大家可能注意到,本文没有比较诊断手段的相似度,原因是二者差不多隔了一代人的时间。最大的变化是,在SARS-CoV-2的发现、诊断和防控方面显示了时代的发展和科学技术手段的巨大进步。例如,采用宏基因组二代测序(mNGS) 进行检测,通过数据库比对分析,发现与SARS近亲但不完全相同,最终确认为SARS-CoV-2,可以说是功不可没。其次,是核酸检测试剂盒的开发和应用,还有胶体金法抗原筛查检测试纸及ELISA检测 IgM及IgG抗体的上市。尽管其敏感度和特异性尚存在不足,但已经比2003年SARS的年代进步很多了。SARS期间只要病人有症状(发热),伴有肺部有阴影,就作为疑似病人,采取隔离措施。而这次的SARS快速诊断方法虽然不够完美,还是帮了很大忙,那种举棋不定的情况明显减少了。

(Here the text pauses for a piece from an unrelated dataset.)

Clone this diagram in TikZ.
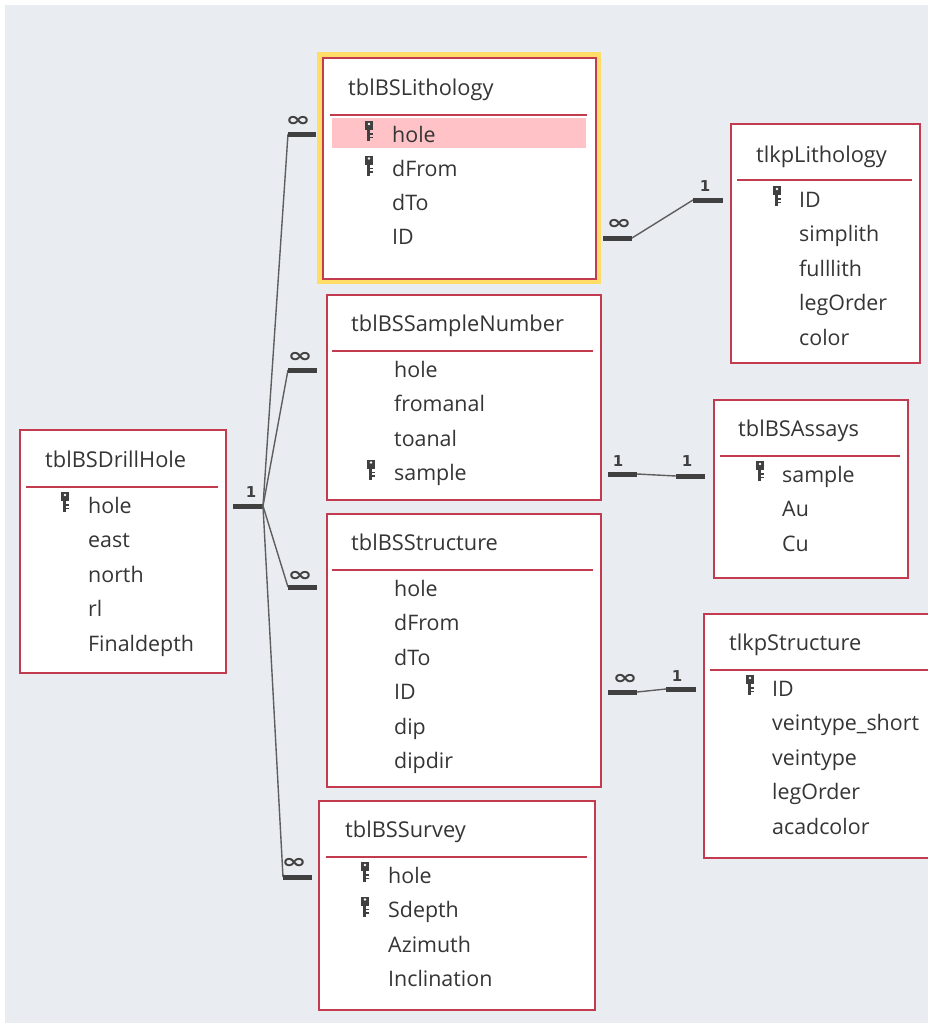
\documentclass[tikz,border=0pt]{standalone}
\usepackage{fontspec}
\newfontfamily\uifont{Open Sans}
\newfontfamily\symfont{DejaVu Sans}
\usetikzlibrary{calc}
\definecolor{bg}{HTML}{E9EDF1}
\definecolor{tred}{HTML}{C23B4E}
\definecolor{halo}{HTML}{FFDD66}
\definecolor{pinkrow}{HTML}{FFC2C6}
\definecolor{txt}{HTML}{353535}
\definecolor{barc}{HTML}{404040}
\definecolor{linkc}{HTML}{5E5E5E}
\tikzset{
  tbl/.style={draw=tred, line width=2pt, fill=white, rectangle, anchor=north west, inner sep=0pt},
  ttl/.style={anchor=base west, inner sep=0pt, font=\uifont\fontsize{21.8}{24}\selectfont, text=txt},
  fld/.style={anchor=base west, inner sep=0pt, font=\uifont\fontsize{21.4}{24}\selectfont, text=txt},
  divider/.style={draw=tred, line width=1.6pt},
  relbar/.style={draw=barc, line width=5pt},
  rellink/.style={draw=linkc, line width=1.4pt},
  onelbl/.style={font=\symfont\bfseries\fontsize{15}{16}\selectfont, text=barc, inner sep=0pt},
  manylbl/.style={font=\symfont\bfseries\fontsize{20}{22}\selectfont, text=barc, inner sep=0pt},
  keyicon/.pic={
    \fill[barc] (0,0) rectangle (8,9);
    \fill[white] (4,3) circle (1.3);
    \fill[barc] (2,9) rectangle (5,20);
    \fill[barc] (5,12) rectangle (7.5,13.5);
    \fill[barc] (5,15.5) rectangle (7.5,17);
  }
}
\begin{document}
\begin{tikzpicture}[x=1pt,y=-1pt]
\clip (0,0) rectangle (928,1023);
\fill[white] (0,0) rectangle (928,1023);
\fill[bg] (5,5) rectangle (928,1023);

% ---------- tblBSLithology (selected) ----------
\draw[halo, line width=5pt] (319.5,54.5) rectangle (598,281);
\node[tbl, minimum width=273pt, minimum height=221pt] (lith) at (322,57) {};
\fill[pinkrow] (332,118) rectangle (586,148);
\node[ttl] (lith-t) at (348,95) {tblBSLithology};
\draw[divider] (330,115) -- (587,115);
\foreach \f [count=\i] in {hole,dFrom,dTo,ID}
  \node[fld] (lith-\i) at (392,{142+34.3*(\i-1)}) {\f};
\pic at (365,121) {keyicon};
\pic at (365,155.5) {keyicon};

% ---------- tblBSSampleNumber ----------
\node[tbl, minimum width=274pt, minimum height=205pt] (samp) at (326,294) {};
\node[ttl] (samp-t) at (351,331) {tblBSSampleNumber};
\draw[divider] (332,351) -- (593,351);
\foreach \f [count=\i] in {hole,fromanal,toanal,sample}
  \node[fld] (samp-\i) at (394,{377+34.5*(\i-1)}) {\f};
\pic at (367,459.5) {keyicon};

% ---------- tblBSDrillHole ----------
\node[tbl, minimum width=206pt, minimum height=243pt] (drill) at (19,429) {};
\node[ttl] (drill-t) at (45,467) {tblBSDrillHole};
\draw[divider] (26,487) -- (218,487);
\foreach \f [count=\i] in {hole,east,north,rl,Finaldepth}
  \node[fld] (drill-\i) at (88,{513+34.5*(\i-1)}) {\f};
\pic at (61,492) {keyicon};

% ---------- tblBSStructure ----------
\node[tbl, minimum width=274pt, minimum height=273pt] (struct) at (326,513) {};
\node[ttl] (struct-t) at (351,550) {tblBSStructure};
\draw[divider] (332,570) -- (593,570);
\foreach \f [count=\i] in {hole,dFrom,dTo,ID,dip,dipdir}
  \node[fld] (struct-\i) at (394,{596+34.5*(\i-1)}) {\f};

% ---------- tblBSSurvey ----------
\node[tbl, minimum width=276pt, minimum height=209pt] (surv) at (318,800) {};
\node[ttl] (surv-t) at (345,837) {tblBSSurvey};
\draw[divider] (326,857) -- (587,857);
\foreach \f [count=\i] in {hole,Sdepth,Azimuth,Inclination}
  \node[fld] (surv-\i) at (388,{883+34.5*(\i-1)}) {\f};
\pic at (361,862) {keyicon};
\pic at (361,896.5) {keyicon};

% ---------- tlkpLithology ----------
\node[tbl, minimum width=189pt, minimum height=239pt] (tlith) at (730,123) {};
\node[ttl] (tlith-t) at (756,162) {tlkpLithology};
\draw[divider] (737,180) -- (912,180);
\foreach \f [count=\i] in {ID,simplith,fulllith,legOrder,color}
  \node[fld] (tlith-\i) at (799,{207+34.5*(\i-1)}) {\f};
\pic at (773,186) {keyicon};

% ---------- tblBSAssays ----------
\node[tbl, minimum width=194pt, minimum height=178pt] (assay) at (713,399) {};
\node[ttl] (assay-t) at (738,436) {tblBSAssays};
\draw[divider] (720,456) -- (900,456);
\foreach \f [count=\i] in {sample,Au,Cu}
  \node[fld] (assay-\i) at (782,{482+34.5*(\i-1)}) {\f};
\pic at (756,461) {keyicon};

% ---------- tlkpStructure ----------
\node[tbl, minimum width=240pt, minimum height=244pt] (tstruct) at (703,613) {};
\node[ttl] (tstruct-t) at (729,650) {tlkpStructure};
\draw[divider] (710,670) -- (940,670);
\foreach \f [count=\i] in {ID,veintype\_short,veintype,legOrder,acadcolor}
  \node[fld] (tstruct-\i) at (772,{696+34.5*(\i-1)}) {\f};
\pic at (746,675) {keyicon};

% ---------- relationships ----------
\coordinate (dhA) at (233,506);
\coordinate (dhB) at (263,506);
\draw[relbar] (dhA) -- (dhB);
\node[onelbl] (dh1) at (251,492) {1};

\coordinate (liA) at (288,134);
\coordinate (liB) at (316,134);
\coordinate (saA) at (288,370);
\coordinate (saB) at (317,370);
\coordinate (stA) at (288,587);
\coordinate (stB) at (317,587);
\coordinate (suA) at (283,877);
\coordinate (suB) at (312,877);
\draw[rellink] (dhB) -- (liA);
\draw[rellink] (dhB) -- (saA);
\draw[rellink] (dhB) -- (stA);
\draw[rellink] (dhB) -- (suA);
\draw[relbar] (liA) -- (liB);
\draw[relbar] (saA) -- (saB);
\draw[relbar] (stA) -- (stB);
\draw[relbar] (suA) -- (suB);
\node[manylbl] (li8) at (298,121) {\scalebox{1.5}[1]{∞}};
\node[manylbl] (sa8) at (300,357) {\scalebox{1.5}[1]{∞}};
\node[manylbl] (st8) at (300,576) {\scalebox{1.5}[1]{∞}};
\node[manylbl] (su8) at (294,863) {\scalebox{1.5}[1]{∞}};

% lith -> tlkpLithology
\coordinate (ltA) at (603,238);
\coordinate (ltB) at (632,238);
\coordinate (ltC) at (693,200);
\coordinate (ltD) at (723,200);
\draw[relbar] (ltA) -- (ltB);
\draw[rellink] (ltB) -- (ltC);
\draw[relbar] (ltC) -- (ltD);
\node[manylbl] (lt8) at (619,224) {\scalebox{1.5}[1]{∞}};
\node[onelbl] (lt1) at (705,186) {1};

% sample -> assays
\coordinate (saxA) at (608,474);
\coordinate (saxB) at (637,474);
\coordinate (saxC) at (676,476);
\coordinate (saxD) at (705,476);
\draw[relbar] (saxA) -- (saxB);
\draw[rellink] (saxB) -- (saxC);
\draw[relbar] (saxC) -- (saxD);
\node[onelbl] (sax1) at (618,461) {1};
\node[onelbl] (sax2) at (687,461) {1};

% structure -> tlkpStructure
\coordinate (stxA) at (608,692);
\coordinate (stxB) at (637,692);
\coordinate (stxC) at (666,689);
\coordinate (stxD) at (696,689);
\draw[relbar] (stxA) -- (stxB);
\draw[rellink] (stxB) -- (stxC);
\draw[relbar] (stxC) -- (stxD);
\node[manylbl] (stx8) at (625,679) {\scalebox{1.5}[1]{∞}};
\node[onelbl] (stx1) at (677,676) {1};
\end{tikzpicture}
\end{document}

病毒侵入机体是否引起发病,取决于病毒的毒力和宿主的抵抗力及免疫功能(包括特异性和非特异性免疫),二者的相互作用受外界各种因素的影响。冠状病毒属于正链RNA病毒,相比于细菌和DNA病毒,正链RNA病毒由于其结构简单、稳定性差,导致突变更快,进而为药物研发带来极大的挑战。

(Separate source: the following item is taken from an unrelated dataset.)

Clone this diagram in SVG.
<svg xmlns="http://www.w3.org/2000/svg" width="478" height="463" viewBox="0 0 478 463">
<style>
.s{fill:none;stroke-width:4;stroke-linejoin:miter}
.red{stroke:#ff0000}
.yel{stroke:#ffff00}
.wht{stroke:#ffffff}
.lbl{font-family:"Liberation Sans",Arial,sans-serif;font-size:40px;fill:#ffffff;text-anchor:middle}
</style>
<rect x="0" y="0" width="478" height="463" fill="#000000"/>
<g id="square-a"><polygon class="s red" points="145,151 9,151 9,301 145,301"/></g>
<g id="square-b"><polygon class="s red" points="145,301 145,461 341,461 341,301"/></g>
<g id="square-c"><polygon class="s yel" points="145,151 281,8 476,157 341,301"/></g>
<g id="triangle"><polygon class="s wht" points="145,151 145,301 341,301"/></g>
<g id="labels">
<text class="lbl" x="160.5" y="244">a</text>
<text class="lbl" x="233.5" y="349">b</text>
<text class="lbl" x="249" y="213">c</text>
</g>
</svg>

由于2003年SARS从发现病毒到疫情控制只有大约两三个月的时间,而且国际上受累国家级病人数量均不如本次的COVID-19,对策研究可谓虎头蛇尾。此后,不少国人的态度是“好了伤疤忘了疼”,而国际上西方国家很多人又是“事不关己,高高挂起”,这些因素均使得17年来整个治疗对策研究均处于相对停滞不前状态。
这次COVID-19来势更加凶猛,国人痛定思痛,各国也已无法袖手旁观,不得不形成统一战线,同舟共济。针对SARS-CoV-2复制快、宿主范围广、变异高、跨物种传播等问题,广谱抗病毒药物的开发是SARS-CoV-2的重要策略。COVID-19患者数目仍然在迅速增长中,而目前尚无针对性的特效药,因此需要根据SARS-CoV-2特性及致病机制,正在对潜在药物进行紧急应用研究。最近有希望的药物主要有:瑞德西韦(remdesivir,RDV,GS-5734,核苷类似物抗病毒药)、法匹拉韦(favipiravir,商品名Avigan,新型RNA依赖的RNA聚合酶抑制剂)、洛匹那韦和利托那韦(蛋白酶抑制剂),但均需尽快在临床中进一步研究验证。

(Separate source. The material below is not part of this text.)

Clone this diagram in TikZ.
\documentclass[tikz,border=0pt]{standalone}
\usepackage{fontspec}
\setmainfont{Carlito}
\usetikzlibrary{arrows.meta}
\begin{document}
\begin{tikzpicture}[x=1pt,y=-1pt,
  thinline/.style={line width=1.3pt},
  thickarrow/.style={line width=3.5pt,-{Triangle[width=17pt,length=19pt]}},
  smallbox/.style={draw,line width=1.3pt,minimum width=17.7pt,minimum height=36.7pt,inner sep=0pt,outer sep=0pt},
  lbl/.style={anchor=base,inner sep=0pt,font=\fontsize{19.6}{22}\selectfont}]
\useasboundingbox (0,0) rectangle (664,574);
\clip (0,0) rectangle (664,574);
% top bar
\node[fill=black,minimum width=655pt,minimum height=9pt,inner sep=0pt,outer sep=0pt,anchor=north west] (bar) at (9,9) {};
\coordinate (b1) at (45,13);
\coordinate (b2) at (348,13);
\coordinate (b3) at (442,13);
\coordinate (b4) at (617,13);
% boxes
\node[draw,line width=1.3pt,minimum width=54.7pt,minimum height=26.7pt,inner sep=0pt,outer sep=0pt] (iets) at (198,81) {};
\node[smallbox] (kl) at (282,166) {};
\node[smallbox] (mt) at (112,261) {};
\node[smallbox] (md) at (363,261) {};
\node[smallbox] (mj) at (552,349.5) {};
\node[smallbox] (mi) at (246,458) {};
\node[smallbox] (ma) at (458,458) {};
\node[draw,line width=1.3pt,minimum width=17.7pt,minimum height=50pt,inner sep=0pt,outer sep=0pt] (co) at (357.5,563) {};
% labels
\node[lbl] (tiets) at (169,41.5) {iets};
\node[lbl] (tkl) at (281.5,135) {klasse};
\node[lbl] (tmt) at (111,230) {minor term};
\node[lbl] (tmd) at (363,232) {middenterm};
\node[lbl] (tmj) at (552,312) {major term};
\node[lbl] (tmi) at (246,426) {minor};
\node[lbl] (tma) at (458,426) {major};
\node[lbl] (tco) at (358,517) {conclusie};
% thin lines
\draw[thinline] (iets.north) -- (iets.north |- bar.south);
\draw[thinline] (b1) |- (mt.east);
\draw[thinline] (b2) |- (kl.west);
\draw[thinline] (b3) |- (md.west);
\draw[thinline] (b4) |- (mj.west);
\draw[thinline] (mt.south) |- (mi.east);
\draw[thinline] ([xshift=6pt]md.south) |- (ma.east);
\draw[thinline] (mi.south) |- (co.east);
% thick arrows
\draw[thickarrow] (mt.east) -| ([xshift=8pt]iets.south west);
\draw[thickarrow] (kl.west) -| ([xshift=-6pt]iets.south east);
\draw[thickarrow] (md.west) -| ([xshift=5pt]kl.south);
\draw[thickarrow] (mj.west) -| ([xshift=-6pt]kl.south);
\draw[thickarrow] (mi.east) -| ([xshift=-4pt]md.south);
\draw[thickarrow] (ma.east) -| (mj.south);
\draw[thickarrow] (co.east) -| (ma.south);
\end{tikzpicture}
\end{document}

当前,主要的治疗有三个方面:第一是对症治疗,第二是支持包括呼吸道的保护,第三是免疫调节治疗包括免疫抑制和增强。而治疗的成功与否,最重要的就是辨证施治,具体情况具体分析,因人而异,因时机而异。在用药时机及剂量的调整方面都是很有考究的。从这些方面看,SARS和COVID-19治疗策略相似度很高。当然,二者相隔17年,科学技术手段还是有较大的进步。
SARS截止2003年8月7日,全球累计病例共8422例,涉及32个国家和地区,因SARS死亡人数919人,病死率近11%。其中,中国内地累计病例5327例,死亡349人。
COVID-19截至5月5日全国累计确诊3442234例,累计死亡239740例。但是考虑到现有重症较高,预后堪忧,而新增病例逐渐减少,故最后的病死率很可能会明显增高。两个疾病都有一定发展过程,所以最先死亡的经常是老弱病残,以后就是危重病人,特别是依靠呼吸机维持的病人。从这一点看,早期的病死率可能要偏低,而在最后会偏高。
SARS和COVID-19相比,即使现在发病人数相差已经大约400倍,病死人数大约260倍。由此可见,虽然COVID-19要略微温和一点,病死率低一些,但实际上它给全人类带来的危害和损失要比SARS大得很多。